_Brief_.
Could you repeat, exactly as they stand, the lines between the one with "Write the seaborn" and the one with "ax2.yaxis.set_label_coords(-0.094, 0.471)", inclusive, minus the pictures?

_Source material_.
┄┄┄┄┄┄

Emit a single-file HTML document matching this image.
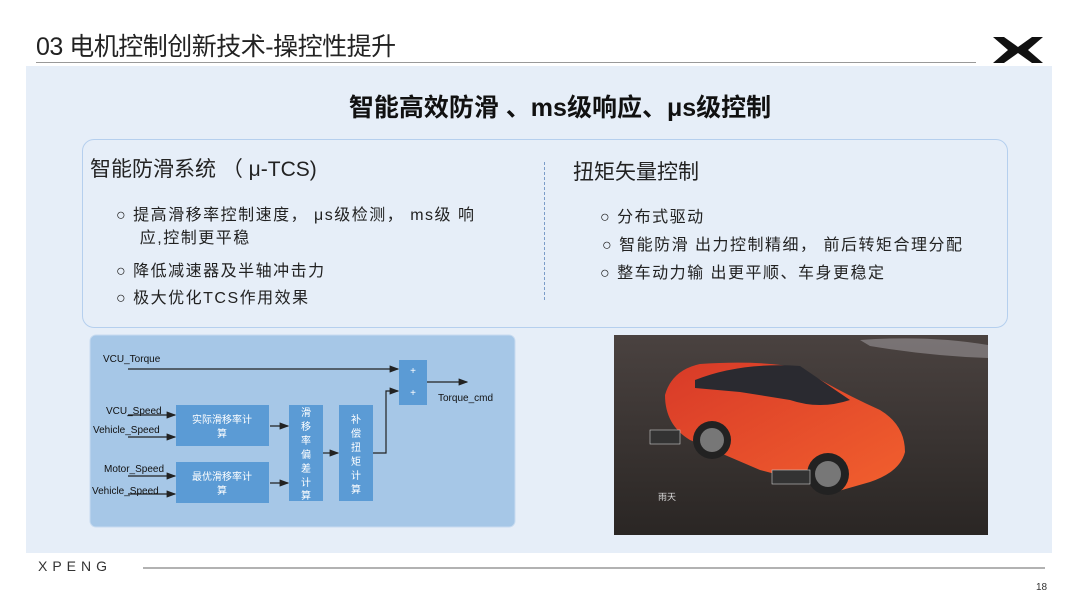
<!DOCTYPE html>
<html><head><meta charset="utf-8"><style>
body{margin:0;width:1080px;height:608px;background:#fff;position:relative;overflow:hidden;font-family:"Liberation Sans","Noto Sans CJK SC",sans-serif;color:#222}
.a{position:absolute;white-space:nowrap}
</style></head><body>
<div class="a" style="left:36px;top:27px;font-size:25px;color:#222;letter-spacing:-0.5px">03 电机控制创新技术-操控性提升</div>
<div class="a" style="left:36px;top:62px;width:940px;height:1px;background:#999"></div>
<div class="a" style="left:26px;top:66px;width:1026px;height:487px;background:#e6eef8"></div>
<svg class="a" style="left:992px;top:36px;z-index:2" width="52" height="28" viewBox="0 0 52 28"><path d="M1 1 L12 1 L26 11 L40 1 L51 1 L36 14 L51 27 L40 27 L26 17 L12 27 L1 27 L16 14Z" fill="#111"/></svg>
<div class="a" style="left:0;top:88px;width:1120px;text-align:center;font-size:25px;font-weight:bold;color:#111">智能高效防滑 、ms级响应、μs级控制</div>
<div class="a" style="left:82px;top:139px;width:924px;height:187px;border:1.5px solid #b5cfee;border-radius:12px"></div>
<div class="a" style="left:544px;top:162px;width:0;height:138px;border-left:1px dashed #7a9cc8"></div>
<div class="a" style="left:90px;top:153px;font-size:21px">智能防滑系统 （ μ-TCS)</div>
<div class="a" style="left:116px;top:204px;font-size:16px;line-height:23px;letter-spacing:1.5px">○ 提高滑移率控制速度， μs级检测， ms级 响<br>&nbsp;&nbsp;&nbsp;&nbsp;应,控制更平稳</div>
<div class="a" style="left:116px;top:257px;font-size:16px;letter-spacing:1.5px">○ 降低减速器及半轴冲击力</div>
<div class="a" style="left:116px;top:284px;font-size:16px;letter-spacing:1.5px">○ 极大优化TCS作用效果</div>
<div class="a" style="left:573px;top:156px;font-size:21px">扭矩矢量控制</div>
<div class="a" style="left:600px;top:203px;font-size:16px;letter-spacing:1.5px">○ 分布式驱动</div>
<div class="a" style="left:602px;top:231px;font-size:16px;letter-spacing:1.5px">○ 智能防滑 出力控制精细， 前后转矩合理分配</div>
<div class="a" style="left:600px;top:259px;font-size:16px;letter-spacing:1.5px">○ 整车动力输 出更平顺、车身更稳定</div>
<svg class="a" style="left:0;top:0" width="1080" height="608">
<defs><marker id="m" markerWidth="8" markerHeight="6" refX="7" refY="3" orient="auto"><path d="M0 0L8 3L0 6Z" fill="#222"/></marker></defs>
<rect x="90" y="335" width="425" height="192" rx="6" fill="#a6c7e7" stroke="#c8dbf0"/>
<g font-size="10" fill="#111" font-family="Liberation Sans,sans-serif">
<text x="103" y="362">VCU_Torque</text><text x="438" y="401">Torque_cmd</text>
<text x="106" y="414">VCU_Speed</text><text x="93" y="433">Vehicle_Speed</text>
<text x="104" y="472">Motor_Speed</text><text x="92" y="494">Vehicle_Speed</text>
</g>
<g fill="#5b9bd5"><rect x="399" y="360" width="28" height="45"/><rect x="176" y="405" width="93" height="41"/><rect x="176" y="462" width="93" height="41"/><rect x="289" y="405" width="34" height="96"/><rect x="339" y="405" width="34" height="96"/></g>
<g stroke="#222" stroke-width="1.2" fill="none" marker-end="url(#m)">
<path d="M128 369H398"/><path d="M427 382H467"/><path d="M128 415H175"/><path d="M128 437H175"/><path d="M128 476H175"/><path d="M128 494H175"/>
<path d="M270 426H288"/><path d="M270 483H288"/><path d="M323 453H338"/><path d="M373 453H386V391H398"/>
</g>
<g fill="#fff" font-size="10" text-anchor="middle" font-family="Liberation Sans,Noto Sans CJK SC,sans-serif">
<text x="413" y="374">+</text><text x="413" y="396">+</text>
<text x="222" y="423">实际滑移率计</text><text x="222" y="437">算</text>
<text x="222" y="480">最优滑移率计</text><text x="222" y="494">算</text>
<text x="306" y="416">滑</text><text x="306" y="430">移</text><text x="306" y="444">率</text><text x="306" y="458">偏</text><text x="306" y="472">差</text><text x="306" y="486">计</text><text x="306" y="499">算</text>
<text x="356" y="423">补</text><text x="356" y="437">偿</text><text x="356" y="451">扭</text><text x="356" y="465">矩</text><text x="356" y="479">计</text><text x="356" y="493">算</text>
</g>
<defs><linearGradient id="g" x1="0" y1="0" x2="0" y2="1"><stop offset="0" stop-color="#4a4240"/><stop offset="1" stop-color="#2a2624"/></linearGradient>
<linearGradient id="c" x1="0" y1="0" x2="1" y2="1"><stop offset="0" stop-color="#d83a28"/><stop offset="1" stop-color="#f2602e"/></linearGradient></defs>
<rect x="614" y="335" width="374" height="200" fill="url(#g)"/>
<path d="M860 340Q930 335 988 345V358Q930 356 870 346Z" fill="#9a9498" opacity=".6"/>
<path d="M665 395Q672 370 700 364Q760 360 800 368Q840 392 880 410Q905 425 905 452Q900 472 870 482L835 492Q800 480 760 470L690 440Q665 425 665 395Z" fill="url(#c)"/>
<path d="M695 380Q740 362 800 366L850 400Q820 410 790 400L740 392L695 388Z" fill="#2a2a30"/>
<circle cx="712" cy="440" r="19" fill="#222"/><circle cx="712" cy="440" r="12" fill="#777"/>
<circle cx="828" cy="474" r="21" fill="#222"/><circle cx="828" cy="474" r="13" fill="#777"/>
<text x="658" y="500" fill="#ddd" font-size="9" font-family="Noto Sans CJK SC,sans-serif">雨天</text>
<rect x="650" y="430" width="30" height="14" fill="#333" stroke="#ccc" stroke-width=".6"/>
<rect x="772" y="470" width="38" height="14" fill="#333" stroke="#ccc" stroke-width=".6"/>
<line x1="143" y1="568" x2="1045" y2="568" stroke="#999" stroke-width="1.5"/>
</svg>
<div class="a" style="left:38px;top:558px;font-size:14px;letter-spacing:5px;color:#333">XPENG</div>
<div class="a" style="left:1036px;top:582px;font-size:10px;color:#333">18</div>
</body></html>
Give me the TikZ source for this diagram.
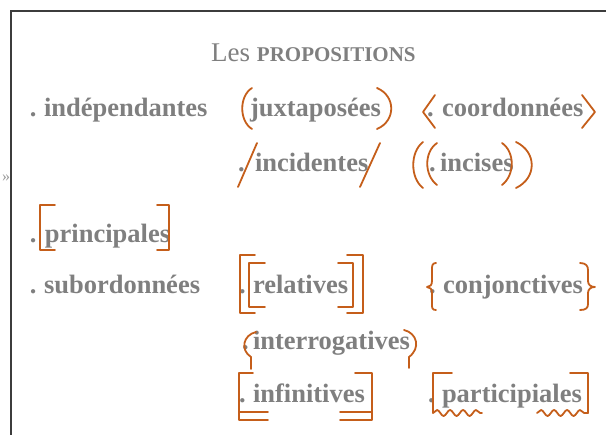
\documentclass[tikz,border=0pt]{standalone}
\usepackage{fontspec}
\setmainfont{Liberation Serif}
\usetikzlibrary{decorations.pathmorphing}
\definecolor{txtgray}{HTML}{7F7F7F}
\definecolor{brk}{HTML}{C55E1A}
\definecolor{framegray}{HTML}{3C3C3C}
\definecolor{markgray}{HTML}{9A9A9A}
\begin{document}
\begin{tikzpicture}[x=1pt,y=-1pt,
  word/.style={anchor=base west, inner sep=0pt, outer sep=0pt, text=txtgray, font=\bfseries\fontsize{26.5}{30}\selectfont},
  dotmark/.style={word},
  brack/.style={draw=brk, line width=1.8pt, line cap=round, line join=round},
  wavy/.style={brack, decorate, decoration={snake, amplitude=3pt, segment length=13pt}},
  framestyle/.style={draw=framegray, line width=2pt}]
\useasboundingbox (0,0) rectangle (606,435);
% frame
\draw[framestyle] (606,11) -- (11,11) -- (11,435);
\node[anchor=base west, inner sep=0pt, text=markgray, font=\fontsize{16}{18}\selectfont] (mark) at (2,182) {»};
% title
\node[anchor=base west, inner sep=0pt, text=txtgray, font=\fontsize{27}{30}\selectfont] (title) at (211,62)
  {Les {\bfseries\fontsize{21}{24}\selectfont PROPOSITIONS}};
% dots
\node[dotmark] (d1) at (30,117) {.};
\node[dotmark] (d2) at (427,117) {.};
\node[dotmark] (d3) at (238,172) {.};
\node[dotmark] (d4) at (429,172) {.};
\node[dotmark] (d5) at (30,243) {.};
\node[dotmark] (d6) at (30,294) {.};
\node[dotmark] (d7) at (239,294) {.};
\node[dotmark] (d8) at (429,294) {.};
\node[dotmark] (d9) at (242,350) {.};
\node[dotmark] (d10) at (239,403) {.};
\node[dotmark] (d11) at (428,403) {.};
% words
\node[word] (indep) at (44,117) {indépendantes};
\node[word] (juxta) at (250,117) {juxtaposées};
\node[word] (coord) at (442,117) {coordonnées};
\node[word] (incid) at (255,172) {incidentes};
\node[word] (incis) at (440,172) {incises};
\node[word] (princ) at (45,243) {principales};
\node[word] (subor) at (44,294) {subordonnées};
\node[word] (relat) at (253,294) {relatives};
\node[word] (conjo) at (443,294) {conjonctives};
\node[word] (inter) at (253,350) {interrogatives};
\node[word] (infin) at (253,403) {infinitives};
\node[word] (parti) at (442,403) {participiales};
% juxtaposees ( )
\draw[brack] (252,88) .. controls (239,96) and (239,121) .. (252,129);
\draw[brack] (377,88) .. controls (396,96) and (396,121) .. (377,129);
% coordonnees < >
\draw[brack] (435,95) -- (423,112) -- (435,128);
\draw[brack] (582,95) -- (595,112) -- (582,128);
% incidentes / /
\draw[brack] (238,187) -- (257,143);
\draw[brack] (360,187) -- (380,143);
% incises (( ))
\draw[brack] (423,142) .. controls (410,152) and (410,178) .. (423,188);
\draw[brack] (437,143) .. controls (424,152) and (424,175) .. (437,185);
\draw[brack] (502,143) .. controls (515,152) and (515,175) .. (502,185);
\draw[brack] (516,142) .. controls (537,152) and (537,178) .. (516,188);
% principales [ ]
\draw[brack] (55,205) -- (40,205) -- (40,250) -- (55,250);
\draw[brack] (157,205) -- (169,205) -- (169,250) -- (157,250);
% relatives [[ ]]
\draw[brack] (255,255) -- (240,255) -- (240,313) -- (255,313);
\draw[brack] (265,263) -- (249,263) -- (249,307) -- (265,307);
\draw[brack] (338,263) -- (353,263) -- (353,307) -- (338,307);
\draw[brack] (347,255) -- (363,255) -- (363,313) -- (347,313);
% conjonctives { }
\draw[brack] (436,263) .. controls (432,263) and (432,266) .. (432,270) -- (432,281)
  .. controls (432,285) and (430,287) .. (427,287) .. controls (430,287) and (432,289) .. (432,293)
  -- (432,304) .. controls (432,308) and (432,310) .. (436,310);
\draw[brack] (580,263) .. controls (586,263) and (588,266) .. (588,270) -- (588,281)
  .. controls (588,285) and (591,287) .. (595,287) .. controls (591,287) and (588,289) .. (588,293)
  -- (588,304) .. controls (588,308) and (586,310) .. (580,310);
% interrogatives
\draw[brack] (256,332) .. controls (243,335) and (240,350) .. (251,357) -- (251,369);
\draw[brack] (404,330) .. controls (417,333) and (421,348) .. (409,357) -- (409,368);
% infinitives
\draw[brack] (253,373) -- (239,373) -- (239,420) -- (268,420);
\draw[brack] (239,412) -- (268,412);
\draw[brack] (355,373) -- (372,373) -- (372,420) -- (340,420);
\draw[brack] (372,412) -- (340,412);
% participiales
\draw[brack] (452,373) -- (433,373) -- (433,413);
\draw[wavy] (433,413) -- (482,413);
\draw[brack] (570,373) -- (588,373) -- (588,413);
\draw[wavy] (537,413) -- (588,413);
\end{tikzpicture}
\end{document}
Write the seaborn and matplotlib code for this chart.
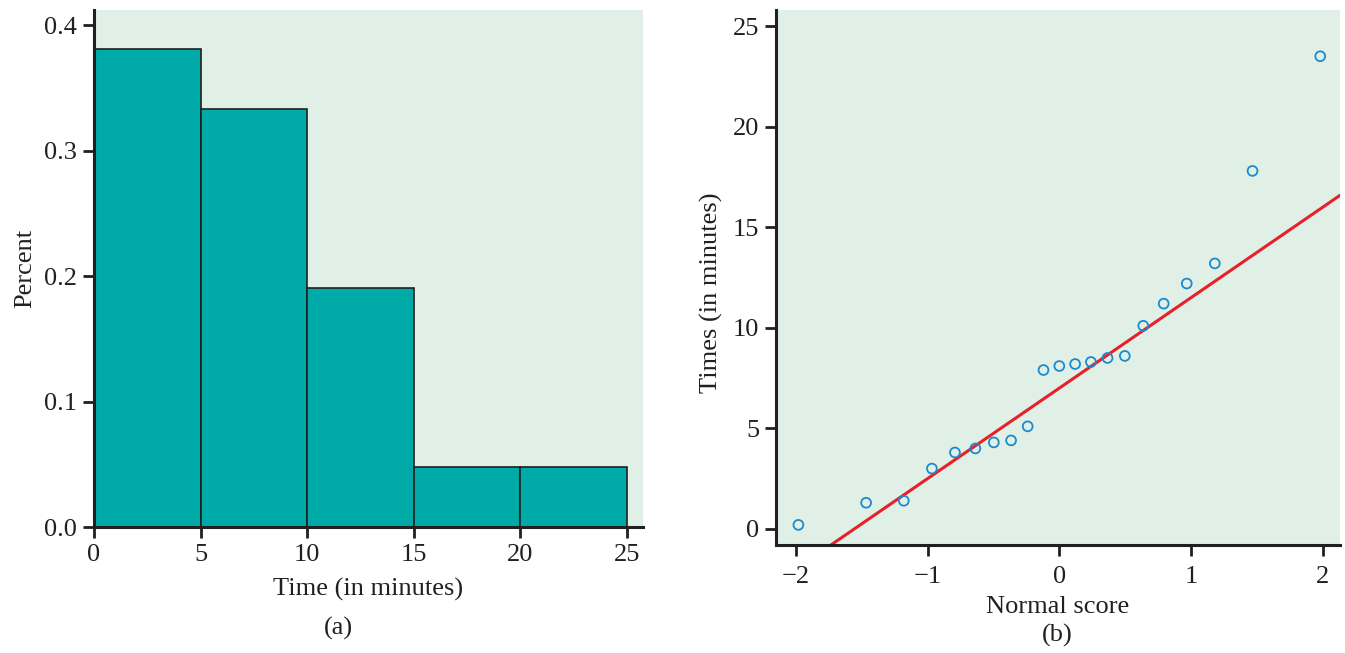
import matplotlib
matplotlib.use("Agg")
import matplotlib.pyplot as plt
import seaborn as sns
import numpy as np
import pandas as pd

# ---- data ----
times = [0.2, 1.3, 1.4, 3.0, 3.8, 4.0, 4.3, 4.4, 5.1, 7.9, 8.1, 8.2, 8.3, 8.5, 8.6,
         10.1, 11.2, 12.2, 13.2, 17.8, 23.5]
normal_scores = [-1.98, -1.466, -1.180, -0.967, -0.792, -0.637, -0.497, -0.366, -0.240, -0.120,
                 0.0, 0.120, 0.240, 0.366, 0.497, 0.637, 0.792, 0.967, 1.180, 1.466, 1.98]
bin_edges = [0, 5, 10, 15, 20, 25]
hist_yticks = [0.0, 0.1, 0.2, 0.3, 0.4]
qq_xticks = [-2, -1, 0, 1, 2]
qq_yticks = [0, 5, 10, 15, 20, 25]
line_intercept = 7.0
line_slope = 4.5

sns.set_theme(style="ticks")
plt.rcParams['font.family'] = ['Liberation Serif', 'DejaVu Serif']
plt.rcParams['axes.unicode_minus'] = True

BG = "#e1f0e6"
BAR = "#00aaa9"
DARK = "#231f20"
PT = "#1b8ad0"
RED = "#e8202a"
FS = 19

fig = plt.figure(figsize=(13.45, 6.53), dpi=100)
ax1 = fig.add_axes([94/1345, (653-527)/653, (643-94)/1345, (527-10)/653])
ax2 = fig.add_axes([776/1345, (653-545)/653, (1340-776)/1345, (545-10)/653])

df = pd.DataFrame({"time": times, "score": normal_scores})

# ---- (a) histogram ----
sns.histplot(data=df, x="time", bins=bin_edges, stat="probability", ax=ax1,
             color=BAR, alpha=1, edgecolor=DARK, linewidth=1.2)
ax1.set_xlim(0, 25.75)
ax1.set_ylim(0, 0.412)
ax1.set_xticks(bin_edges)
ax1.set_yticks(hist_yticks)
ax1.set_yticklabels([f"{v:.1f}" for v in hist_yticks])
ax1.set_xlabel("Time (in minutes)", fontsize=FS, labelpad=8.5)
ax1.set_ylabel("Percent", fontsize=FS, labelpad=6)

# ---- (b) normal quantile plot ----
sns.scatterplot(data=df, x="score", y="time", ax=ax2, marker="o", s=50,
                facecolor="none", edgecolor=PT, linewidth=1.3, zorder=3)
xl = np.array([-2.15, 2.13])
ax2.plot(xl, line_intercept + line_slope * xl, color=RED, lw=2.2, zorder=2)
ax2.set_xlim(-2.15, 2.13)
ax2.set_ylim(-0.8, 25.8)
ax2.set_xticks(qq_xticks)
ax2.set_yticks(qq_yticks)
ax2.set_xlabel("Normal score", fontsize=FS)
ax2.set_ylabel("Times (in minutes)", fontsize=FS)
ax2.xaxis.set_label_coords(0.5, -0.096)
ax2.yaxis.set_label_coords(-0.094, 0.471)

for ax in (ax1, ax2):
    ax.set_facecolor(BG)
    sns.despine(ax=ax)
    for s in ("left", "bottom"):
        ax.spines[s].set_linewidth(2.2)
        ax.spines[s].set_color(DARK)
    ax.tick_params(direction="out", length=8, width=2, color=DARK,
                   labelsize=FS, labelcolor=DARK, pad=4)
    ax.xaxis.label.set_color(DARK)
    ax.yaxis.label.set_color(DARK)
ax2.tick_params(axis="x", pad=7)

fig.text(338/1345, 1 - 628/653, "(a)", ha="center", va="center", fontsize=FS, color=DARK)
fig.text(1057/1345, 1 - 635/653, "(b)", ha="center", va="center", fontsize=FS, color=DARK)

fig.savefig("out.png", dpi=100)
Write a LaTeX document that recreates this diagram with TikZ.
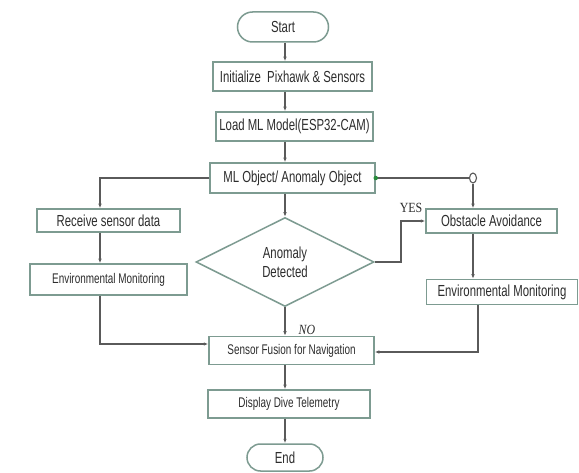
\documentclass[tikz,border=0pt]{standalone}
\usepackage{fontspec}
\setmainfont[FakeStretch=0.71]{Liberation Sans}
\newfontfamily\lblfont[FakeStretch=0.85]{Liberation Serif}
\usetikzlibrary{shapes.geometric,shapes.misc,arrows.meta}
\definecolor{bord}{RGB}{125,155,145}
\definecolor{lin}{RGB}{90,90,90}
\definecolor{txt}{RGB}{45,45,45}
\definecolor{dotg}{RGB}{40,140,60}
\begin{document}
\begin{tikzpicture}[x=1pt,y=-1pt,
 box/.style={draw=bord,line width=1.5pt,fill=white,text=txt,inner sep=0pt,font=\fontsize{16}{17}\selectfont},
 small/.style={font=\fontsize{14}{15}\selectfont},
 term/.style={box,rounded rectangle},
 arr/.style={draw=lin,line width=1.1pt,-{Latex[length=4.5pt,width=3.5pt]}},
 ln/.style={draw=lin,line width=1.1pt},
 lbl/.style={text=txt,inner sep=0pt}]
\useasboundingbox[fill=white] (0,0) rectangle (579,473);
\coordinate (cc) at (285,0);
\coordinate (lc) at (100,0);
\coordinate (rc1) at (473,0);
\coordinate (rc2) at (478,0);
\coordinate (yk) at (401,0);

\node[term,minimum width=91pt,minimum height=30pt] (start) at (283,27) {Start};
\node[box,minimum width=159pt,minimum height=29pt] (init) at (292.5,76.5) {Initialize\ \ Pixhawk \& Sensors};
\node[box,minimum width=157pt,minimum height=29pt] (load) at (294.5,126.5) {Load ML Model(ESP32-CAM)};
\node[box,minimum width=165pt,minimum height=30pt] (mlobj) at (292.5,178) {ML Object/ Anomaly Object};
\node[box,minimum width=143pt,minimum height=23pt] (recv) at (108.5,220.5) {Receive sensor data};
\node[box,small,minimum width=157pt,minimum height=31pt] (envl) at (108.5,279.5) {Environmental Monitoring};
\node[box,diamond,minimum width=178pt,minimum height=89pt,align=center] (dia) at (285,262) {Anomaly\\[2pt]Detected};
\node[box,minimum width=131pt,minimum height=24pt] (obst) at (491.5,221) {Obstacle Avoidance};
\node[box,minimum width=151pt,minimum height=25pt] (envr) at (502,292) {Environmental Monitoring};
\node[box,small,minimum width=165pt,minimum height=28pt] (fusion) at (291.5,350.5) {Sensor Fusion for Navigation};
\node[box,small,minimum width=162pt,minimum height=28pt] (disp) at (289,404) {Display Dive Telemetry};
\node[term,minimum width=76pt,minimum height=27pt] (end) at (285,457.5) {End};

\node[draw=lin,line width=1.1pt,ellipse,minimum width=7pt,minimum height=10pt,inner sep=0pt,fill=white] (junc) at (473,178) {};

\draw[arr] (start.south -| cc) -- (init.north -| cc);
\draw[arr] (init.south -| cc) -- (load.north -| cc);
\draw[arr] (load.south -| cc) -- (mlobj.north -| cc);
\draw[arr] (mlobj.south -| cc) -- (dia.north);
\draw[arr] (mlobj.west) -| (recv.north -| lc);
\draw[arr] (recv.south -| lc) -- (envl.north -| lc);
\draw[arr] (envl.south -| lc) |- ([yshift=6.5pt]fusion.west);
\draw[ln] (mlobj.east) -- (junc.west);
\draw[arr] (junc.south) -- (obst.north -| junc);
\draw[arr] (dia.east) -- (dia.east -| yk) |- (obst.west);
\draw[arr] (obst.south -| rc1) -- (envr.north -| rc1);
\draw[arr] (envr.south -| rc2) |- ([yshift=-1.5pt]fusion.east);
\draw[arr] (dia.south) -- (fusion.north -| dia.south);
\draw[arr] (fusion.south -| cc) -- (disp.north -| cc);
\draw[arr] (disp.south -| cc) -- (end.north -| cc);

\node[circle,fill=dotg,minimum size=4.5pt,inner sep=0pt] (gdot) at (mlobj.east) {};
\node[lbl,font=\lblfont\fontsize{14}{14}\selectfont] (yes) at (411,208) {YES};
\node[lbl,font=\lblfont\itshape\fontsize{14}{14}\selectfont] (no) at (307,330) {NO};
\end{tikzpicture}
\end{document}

┄┄┄┄┄┄

_Answer in full_.
Write the seaborn and matplotlib code for this chart.
import matplotlib
matplotlib.use("Agg")
import matplotlib.pyplot as plt
import seaborn as sns
import numpy as np
import pandas as pd

# ---- data ----
times = [0.2, 1.3, 1.4, 3.0, 3.8, 4.0, 4.3, 4.4, 5.1, 7.9, 8.1, 8.2, 8.3, 8.5, 8.6,
         10.1, 11.2, 12.2, 13.2, 17.8, 23.5]
normal_scores = [-1.98, -1.466, -1.180, -0.967, -0.792, -0.637, -0.497, -0.366, -0.240, -0.120,
                 0.0, 0.120, 0.240, 0.366, 0.497, 0.637, 0.792, 0.967, 1.180, 1.466, 1.98]
bin_edges = [0, 5, 10, 15, 20, 25]
hist_yticks = [0.0, 0.1, 0.2, 0.3, 0.4]
qq_xticks = [-2, -1, 0, 1, 2]
qq_yticks = [0, 5, 10, 15, 20, 25]
line_intercept = 7.0
line_slope = 4.5

sns.set_theme(style="ticks")
plt.rcParams['font.family'] = ['Liberation Serif', 'DejaVu Serif']
plt.rcParams['axes.unicode_minus'] = True

BG = "#e1f0e6"
BAR = "#00aaa9"
DARK = "#231f20"
PT = "#1b8ad0"
RED = "#e8202a"
FS = 19

fig = plt.figure(figsize=(13.45, 6.53), dpi=100)
ax1 = fig.add_axes([94/1345, (653-527)/653, (643-94)/1345, (527-10)/653])
ax2 = fig.add_axes([776/1345, (653-545)/653, (1340-776)/1345, (545-10)/653])

df = pd.DataFrame({"time": times, "score": normal_scores})

# ---- (a) histogram ----
sns.histplot(data=df, x="time", bins=bin_edges, stat="probability", ax=ax1,
             color=BAR, alpha=1, edgecolor=DARK, linewidth=1.2)
ax1.set_xlim(0, 25.75)
ax1.set_ylim(0, 0.412)
ax1.set_xticks(bin_edges)
ax1.set_yticks(hist_yticks)
ax1.set_yticklabels([f"{v:.1f}" for v in hist_yticks])
ax1.set_xlabel("Time (in minutes)", fontsize=FS, labelpad=8.5)
ax1.set_ylabel("Percent", fontsize=FS, labelpad=6)

# ---- (b) normal quantile plot ----
sns.scatterplot(data=df, x="score", y="time", ax=ax2, marker="o", s=50,
                facecolor="none", edgecolor=PT, linewidth=1.3, zorder=3)
xl = np.array([-2.15, 2.13])
ax2.plot(xl, line_intercept + line_slope * xl, color=RED, lw=2.2, zorder=2)
ax2.set_xlim(-2.15, 2.13)
ax2.set_ylim(-0.8, 25.8)
ax2.set_xticks(qq_xticks)
ax2.set_yticks(qq_yticks)
ax2.set_xlabel("Normal score", fontsize=FS)
ax2.set_ylabel("Times (in minutes)", fontsize=FS)
ax2.xaxis.set_label_coords(0.5, -0.096)
ax2.yaxis.set_label_coords(-0.094, 0.471)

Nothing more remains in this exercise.